In the department he helped design, Casey said, he’s found his experiences tremendously rewarding.
“The thing that has been most meaningful to me in my long career in emergency medicine is having been allowed the privilege of forming brief, but meaningful human connections with patients and their families — often at times of personal crisis for them — (and) receiving words of appreciation for providing care and comfort,” he said.
Outside of emergency medicine, Casey said, his work in utilization management is “extremely gratifying.”
The role, he said, involves a constant “battle” with insurance companies to ensure Bellin, a not-for-profit hospital, is paid for the patient care it provides.
“It’s a different intellectual challenge trying to outsmart huge insurance companies,” he said. “I’m a passionate advocate for the underdog, so I like going to bat for the little guy.”
Casey said until his recent WACEP distinction, the highest honor bestowed on him by his peers was the 2017 VIP (Values in Practice) Award for “Individual Improve” from Bellin Health.
“I thrive on positive reinforcement, so if somebody tells me I’m doing a good job, or I receive an award, it’s an incentive to do more,” he said. “I’m a sentimental person, so things like this mean a lot to me — more than money.”
The 2017 award, Casey said, inspired him and validated all of the extra time he’d committed and the sacrifices he’d made by immersing himself in his practice.
Though he aspired to work as a physician past his retirement eligibility, Casey said he ultimately reevaluated this goal.

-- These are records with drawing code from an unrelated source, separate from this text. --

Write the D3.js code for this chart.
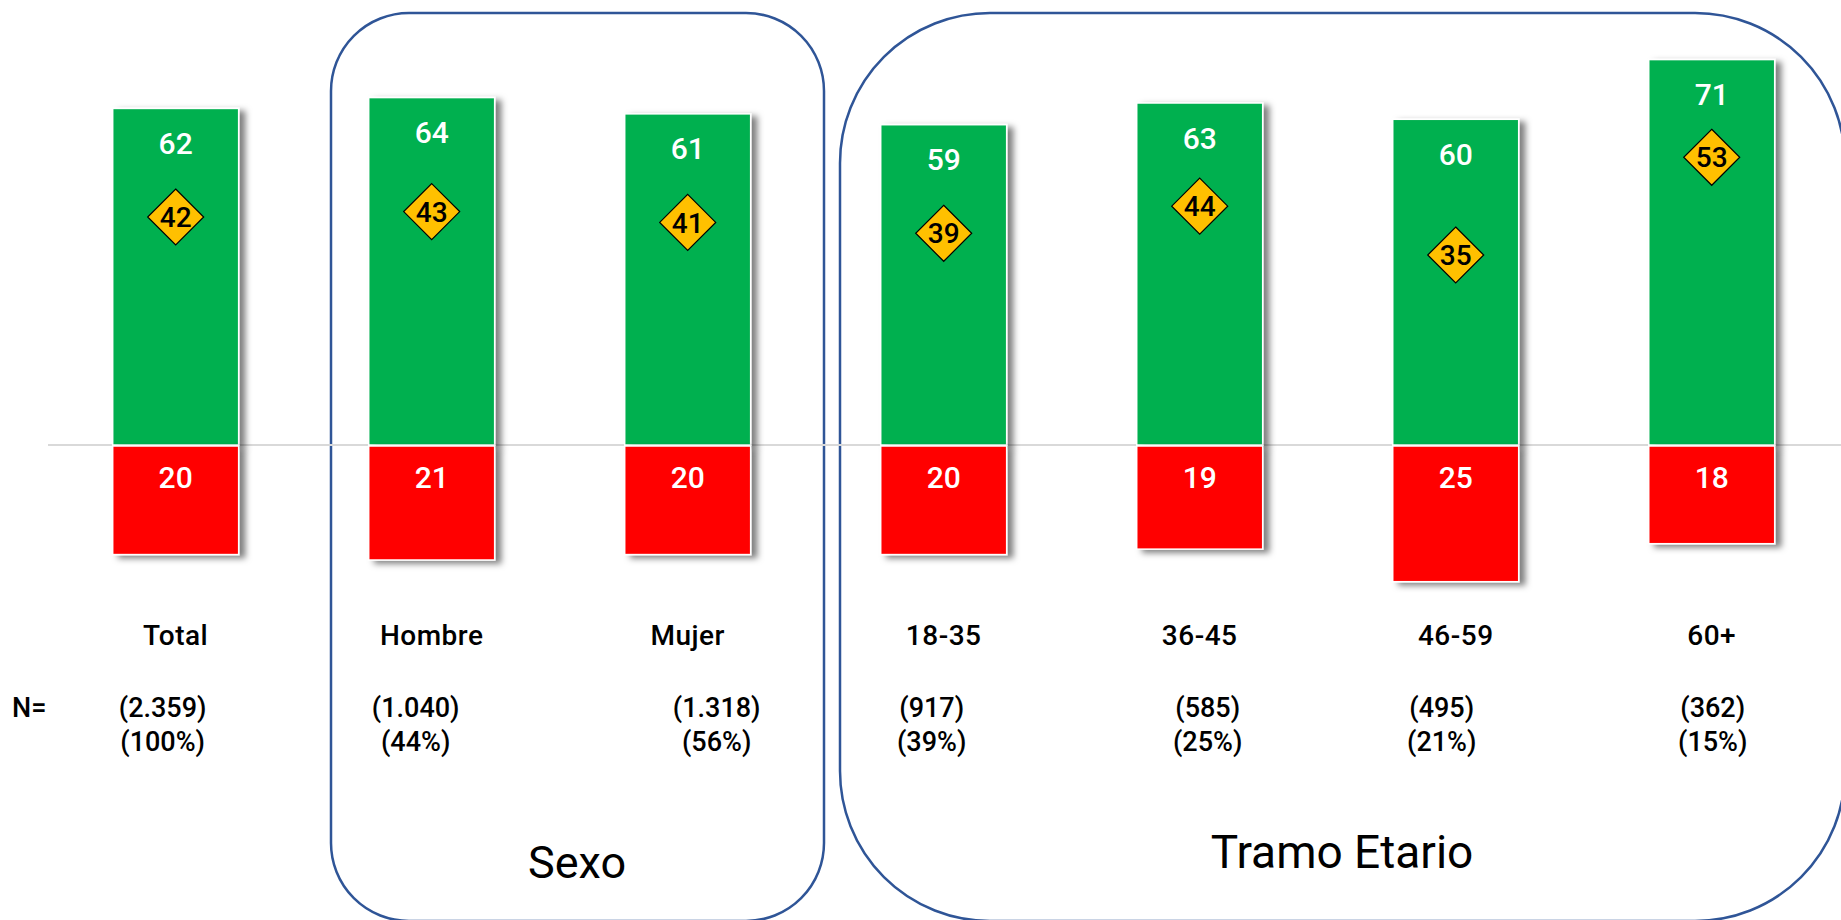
<!DOCTYPE html>
<html>
<head>
<meta charset="utf-8">
<script src="https://cdn.jsdelivr.net/npm/d3@7"></script>
<style>
  html, body { margin: 0; padding: 0; background: #fff; }
  svg { display: block; font-family: Roboto, "Noto Sans", sans-serif; }
</style>
</head>
<body>
<svg id="chart" width="1841" height="920"></svg>
<script>
document.addEventListener("DOMContentLoaded", function() {

const categories = ["Total", "Hombre", "Mujer", "18-35", "36-45", "46-59", "60+"];
const positive = [62, 64, 61, 59, 63, 60, 71];
const negative = [20, 21, 20, 20, 19, 25, 18];
const diamond = [42, 43, 41, 39, 44, 35, 53];
const nCount = ["(2.359)", "(1.040)", "(1.318)", "(917)", "(585)", "(495)", "(362)"];
const nPct = ["(100%)", "(44%)", "(56%)", "(39%)", "(25%)", "(21%)", "(15%)"];

// small nudges so the N labels sit like in the original slide
const nShift = [-13, -16, 29, -12, 8, -14, 1];

const svg = d3.select("#chart");
const baseY = 445;

const x = d3.scaleBand()
  .domain(categories)
  .range([112.7, 112.7 + 6 * 256 + 126])
  .paddingInner(0.508)
  .paddingOuter(0);

const y = d3.scaleLinear()
  .domain([0, 70])
  .range([baseY, baseY - 380]);

const defs = svg.append("defs");
const f = defs.append("filter").attr("id", "shadow")
  .attr("x", "-10%").attr("y", "-10%").attr("width", "130%").attr("height", "130%");
f.append("feDropShadow")
  .attr("dx", 6).attr("dy", 3).attr("stdDeviation", 3)
  .attr("flood-color", "#000").attr("flood-opacity", 0.5);

// group boxes
svg.append("rect")
  .attr("x", 331).attr("y", 13).attr("width", 824 - 331).attr("height", 921 - 13)
  .attr("rx", 78).attr("ry", 78)
  .attr("fill", "none").attr("stroke", "#2F5597").attr("stroke-width", 2.5);
svg.append("rect")
  .attr("x", 840).attr("y", 13).attr("width", 1845 - 840).attr("height", 921 - 13)
  .attr("rx", 150).attr("ry", 150)
  .attr("fill", "none").attr("stroke", "#2F5597").attr("stroke-width", 2.5);

// baseline
svg.append("line")
  .attr("x1", 48).attr("x2", 1841)
  .attr("y1", baseY).attr("y2", baseY)
  .attr("stroke", "#d9d9d9").attr("stroke-width", 2);

const g = svg.selectAll(".cat")
  .data(categories)
  .enter().append("g")
  .attr("class", "cat");

g.append("rect")
  .attr("x", d => x(d))
  .attr("y", (d, i) => y(positive[i]))
  .attr("width", x.bandwidth())
  .attr("height", (d, i) => y(0) - y(positive[i]))
  .attr("fill", "#00B050")
  .attr("stroke", "#fff").attr("stroke-width", 1.5)
  .attr("filter", "url(#shadow)");

g.append("rect")
  .attr("x", d => x(d))
  .attr("y", y(0) + 1)
  .attr("width", x.bandwidth())
  .attr("height", (d, i) => y(0) - y(negative[i]))
  .attr("fill", "#FF0000")
  .attr("stroke", "#fff").attr("stroke-width", 1.5)
  .attr("filter", "url(#shadow)");

g.append("text")
  .attr("x", d => x(d) + x.bandwidth() / 2)
  .attr("y", (d, i) => y(positive[i]) + 35)
  .attr("dy", "0.35em")
  .attr("text-anchor", "middle")
  .attr("fill", "#fff")
  .attr("font-size", 30)
  .attr("font-weight", 500)
  .text((d, i) => positive[i]);

g.append("text")
  .attr("x", d => x(d) + x.bandwidth() / 2)
  .attr("y", baseY + 32)
  .attr("dy", "0.35em")
  .attr("text-anchor", "middle")
  .attr("fill", "#fff")
  .attr("font-size", 30)
  .attr("font-weight", 500)
  .text((d, i) => negative[i]);

// diamonds
const r = 28;
g.append("path")
  .attr("d", (d, i) => {
    const cx = x(d) + x.bandwidth() / 2, cy = y(diamond[i]);
    return `M${cx},${cy - r}L${cx + r},${cy}L${cx},${cy + r}L${cx - r},${cy}Z`;
  })
  .attr("fill", "#FFC000")
  .attr("stroke", "#000").attr("stroke-width", 1.2);

g.append("text")
  .attr("x", d => x(d) + x.bandwidth() / 2)
  .attr("y", (d, i) => y(diamond[i]))
  .attr("dy", "0.36em")
  .attr("text-anchor", "middle")
  .attr("fill", "#000")
  .attr("font-size", 28)
  .attr("font-weight", 500)
  .text((d, i) => diamond[i]);

// category labels
g.append("text")
  .attr("x", d => x(d) + x.bandwidth() / 2)
  .attr("y", 645)
  .attr("text-anchor", "middle")
  .attr("font-size", 28)
  .attr("font-weight", 500)
  .attr("letter-spacing", 0.5)
  .text(d => d);

g.append("text")
  .attr("x", (d, i) => x(d) + x.bandwidth() / 2 + nShift[i])
  .attr("y", 717)
  .attr("text-anchor", "middle")
  .attr("font-size", 27)
  .attr("font-weight", 500)
  .text((d, i) => nCount[i]);

g.append("text")
  .attr("x", (d, i) => x(d) + x.bandwidth() / 2 + nShift[i])
  .attr("y", 751)
  .attr("text-anchor", "middle")
  .attr("font-size", 27)
  .attr("font-weight", 500)
  .text((d, i) => nPct[i]);

svg.append("text")
  .attr("x", 12).attr("y", 717)
  .attr("font-size", 27).attr("font-weight", 500)
  .text("N=");

svg.append("text")
  .attr("x", 577).attr("y", 878)
  .attr("text-anchor", "middle")
  .attr("font-size", 45)
  .text("Sexo");

svg.append("text")
  .attr("x", 1342).attr("y", 868)
  .attr("text-anchor", "middle")
  .attr("font-size", 46)
  .text("Tramo Etario");

});
</script>
</body>
</html>
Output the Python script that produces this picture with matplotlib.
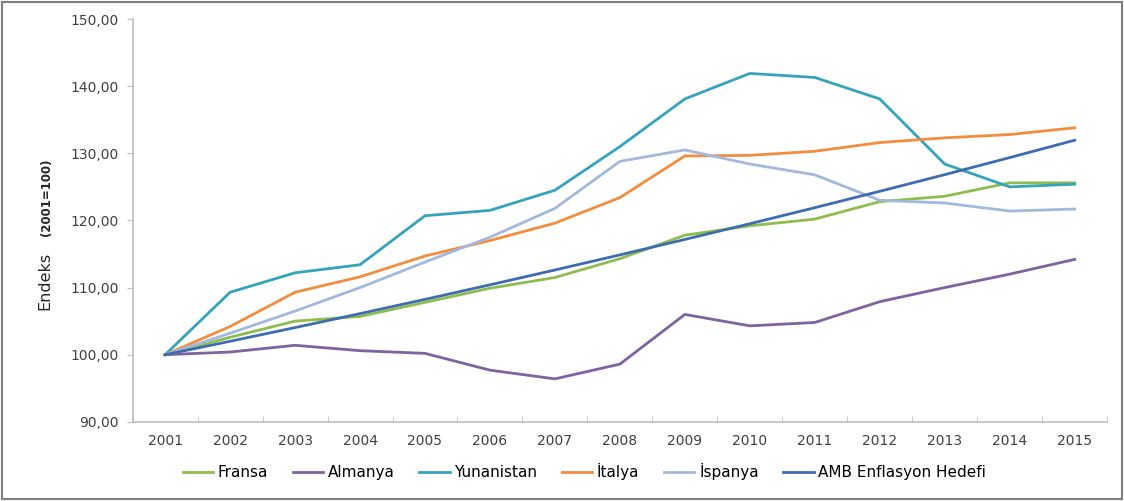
import numpy as np
import matplotlib
matplotlib.use('Agg')
import matplotlib.pyplot as plt
from matplotlib.patches import Rectangle
from matplotlib.ticker import FuncFormatter, FixedLocator

years = list(range(2001, 2016))

fransa     = [100.0, 102.6, 105.0, 105.7, 107.8, 109.9, 111.5, 114.3, 117.8, 119.2, 120.2, 122.8, 123.6, 125.6, 125.6]
almanya    = [100.0, 100.4, 101.4, 100.6, 100.2, 97.7, 96.4, 98.6, 106.0, 104.3, 104.8, 107.9, 110.0, 112.0, 114.2]
yunanistan = [100.0, 109.3, 112.2, 113.4, 120.7, 121.5, 124.5, 131.0, 138.1, 141.9, 141.3, 138.1, 128.4, 125.0, 125.4]
italya     = [100.0, 104.2, 109.3, 111.6, 114.7, 117.0, 119.6, 123.4, 129.6, 129.7, 130.3, 131.6, 132.3, 132.8, 133.8]
ispanya    = [100.0, 103.2, 106.5, 110.0, 113.8, 117.5, 121.8, 128.8, 130.5, 128.4, 126.8, 123.0, 122.6, 121.4, 121.7]
amb_hedef  = [100.0, 102.0, 104.04, 106.12, 108.24, 110.41, 112.62, 114.87, 117.17, 119.51, 121.9, 124.34, 126.82, 129.36, 131.95]

series = [
    ('Fransa', fransa, '#8FBC4E'),
    ('Almanya', almanya, '#7F62A0'),
    ('Yunanistan', yunanistan, '#35A3BC'),
    ('İtalya', italya, '#F28C3E'),
    ('İspanya', ispanya, '#A2B8DC'),
    ('AMB Enflasyon Hedefi', amb_hedef, '#3D6DB0'),
]

fig = plt.figure(figsize=(11.24, 5.01), dpi=100)
ax = fig.add_axes([0.118, 0.158, 0.867, 0.804])

for name, vals, col in series:
    ax.plot(years, vals, color=col, lw=2.0, label=name, solid_joinstyle='miter')

ax.set_xlim(2000.5, 2015.5)
ax.set_ylim(90, 150)
ax.set_yticks(np.arange(90, 151, 10))
ax.yaxis.set_major_formatter(FuncFormatter(lambda v, p: f'{v:.2f}'.replace('.', ',')))
ax.set_xticks(years)
ax.xaxis.set_minor_locator(FixedLocator(np.arange(2000.5, 2016, 1)))
ax.tick_params(axis='x', which='major', length=0, pad=9, labelsize=10, labelcolor='#404040')
ax.tick_params(axis='x', which='minor', length=4, color='#BFBFBF', direction='in')
ax.tick_params(axis='y', length=4, color='#BFBFBF', direction='out', pad=6, labelsize=10, labelcolor='#404040')

for s in ['top', 'right']:
    ax.spines[s].set_visible(False)
for s in ['left', 'bottom']:
    ax.spines[s].set_color('#BFBFBF')
    ax.spines[s].set_linewidth(1.2)

fig.text(0.040, 0.44, 'Endeks', rotation=90, ha='center', va='center', fontsize=11.5, color='#262626')
fig.text(0.041, 0.607, '(2001=100)', rotation=90, ha='center', va='center', fontsize=8.5,
         fontweight='bold', color='#262626')

fig.legend(loc='center', bbox_to_anchor=(0.52, 0.058), ncol=6, frameon=False, fontsize=11,
           handlelength=2.0, handletextpad=0.3, columnspacing=1.6)

fig.patches.append(Rectangle((0.002, 0.004), 0.996, 0.992, transform=fig.transFigure,
                             fill=False, edgecolor='#7F7F7F', lw=1.5))

fig.savefig('out.png', dpi=100)
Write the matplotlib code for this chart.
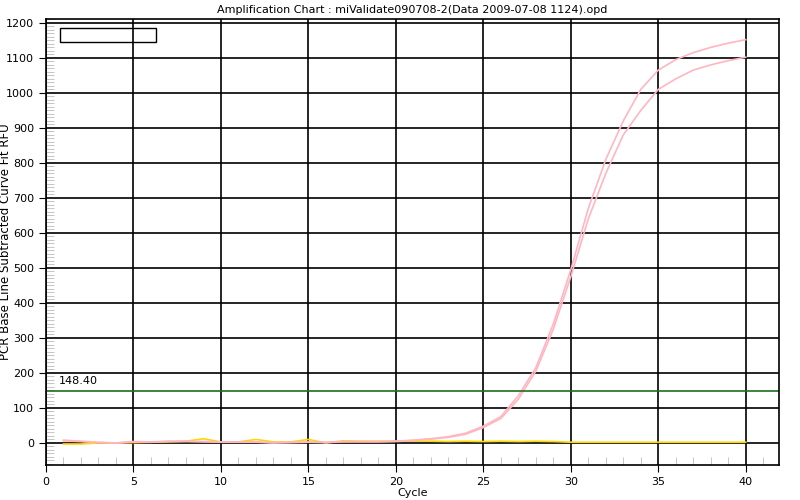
import numpy as np
import matplotlib.pyplot as plt
from matplotlib.ticker import MultipleLocator
from matplotlib.patches import Rectangle

cycles = list(range(1, 41))

# upper pink curve
well_a = [8, 5, 2, 0, 4, 3, 5, 5, 4, 3, 3, 3, 1, 2, 3, 2, 4, 4, 4, 5,
          8, 12, 18, 28, 48, 75, 135, 215, 340, 495, 670, 810, 920, 1010, 1065,
          1095, 1115, 1130, 1142, 1152]
# lower pink curve
well_b = [6, 4, 1, 0, 3, 2, 4, 4, 3, 2, 2, 2, 0, 1, 2, 1, 3, 3, 3, 4,
          7, 11, 16, 25, 44, 70, 125, 205, 325, 475, 640, 770, 880, 950, 1010,
          1040, 1065, 1080, 1092, 1102]
# yellow baseline wells
well_c = [-3, -3, 0, 0, 1, 2, 3, 5, 12, 3, 3, 10, 3, 3, 10, 0, 6, 5, 5, 5,
          5, 5, 4, 5, 4, 5, 4, 5, 4, 2, 2, 2, 2, 2, 2, 2, 2, 2, 2, 2]

threshold = 148.40

fig = plt.figure(figsize=(8, 5), dpi=100)
ax = fig.add_axes([46 / 800, 35 / 500, 733 / 800, 446 / 500])

ax.set_xlim(0, 41.9)
ax.set_ylim(-63, 1211)

ax.xaxis.set_major_locator(MultipleLocator(5))
ax.xaxis.set_minor_locator(MultipleLocator(1))
ax.yaxis.set_major_locator(MultipleLocator(100))
ax.yaxis.set_minor_locator(MultipleLocator(10))
ax.grid(True, which='major', color='black', linewidth=1.2)
ax.tick_params(which='major', direction='out', length=5, color='black', labelsize=8)
ax.tick_params(which='minor', direction='in', length=6, color='#bbbbbb')
for s in ax.spines.values():
    s.set_linewidth(1.2)

ax.plot(cycles, well_c, color='#ffd700', linewidth=1.2)
ax.plot(cycles, well_a, color='#ffb6c1', linewidth=1.2)
ax.plot(cycles, well_b, color='#ffb6c1', linewidth=1.2)
ax.axhline(threshold, color='#1e6e1e', linewidth=1.2)
ax.text(0.75, threshold + 20, '%.2f' % threshold, fontsize=8)

ax.add_patch(Rectangle((0.8, 1145), 5.5, 40, fill=False, edgecolor='black', linewidth=1))

ax.set_xlabel('Cycle', fontsize=8, labelpad=1)
ax.set_ylabel('PCR Base Line Subtracted Curve Fit RFU', fontsize=8.5)
ax.yaxis.set_label_coords(-0.047, 0.5)
ax.set_title('Amplification Chart : miValidate090708-2(Data 2009-07-08 1124).opd', fontsize=8, pad=4)

fig.savefig('out.png', dpi=100)
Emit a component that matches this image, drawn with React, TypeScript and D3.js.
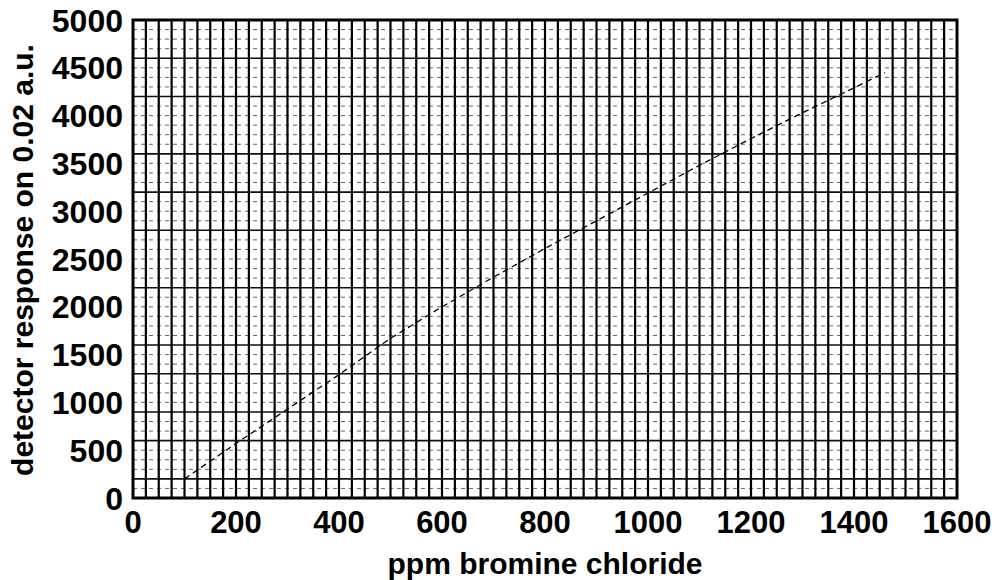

Following the COVID-19 pandemic, Casey said his industry, like so many others, continues to face staffing issues, leaving physicians overworked.
He said the resulting, regular stress in today’s EDs is unlike any he’s witnessed in his career.
Unfortunately, Casey said, this also corresponds with a sense of underappreciation from patients in recent years.
“That’s the thing that keeps most of us going — the gratification we get back from our patients, and unfortunately, the frequency that happens has gone way down the last five years,” he said. “Society has changed to the point where people aren’t as appreciative — they’re more demanding. It makes it harder to carry on.”
To avoid “empathy fatigue” setting in, Casey said he decided more than a year ago to retire as a physician this coming September.
He said, however, he will continue his utilization management work remotely.
Advising young physicians
With his career as a physician winding down, Casey said he has empathy for those who are newer to emergency departments — particularly because patient volume has tripled in the last 10 years.
“It’s gotten harder, but that’s not to say I would ever talk anybody into not going into medicine,” he said. “It’s still a noble, honorable profession.”
Casey said he has one primary piece of advice for medical workers of all ages.
“The main thing you have to do is get involved,” he said. “Get on a committee. Volunteer at the NEW Clinic. Do advocacy at the state level. There are a lot of things that come up legislatively — we can make a difference if we give input to our legislators.”
Finding the right place to work, Casey said, can be just as important.
“If you’re looking for a place to practice, make sure you select a place where physicians have a say and your input is valued,” he said. “I got that sense about Bellin when I first interviewed. But you have to ask people who work (at a facility) as fellow physicians.”
Casey said he looks back on his career with pride while looking forward to pursuing his efforts at utilization management.
“I’ve always been happy to take care of every patient whether I get paid for it because that’s my job,” he said. “I want to keep fighting.”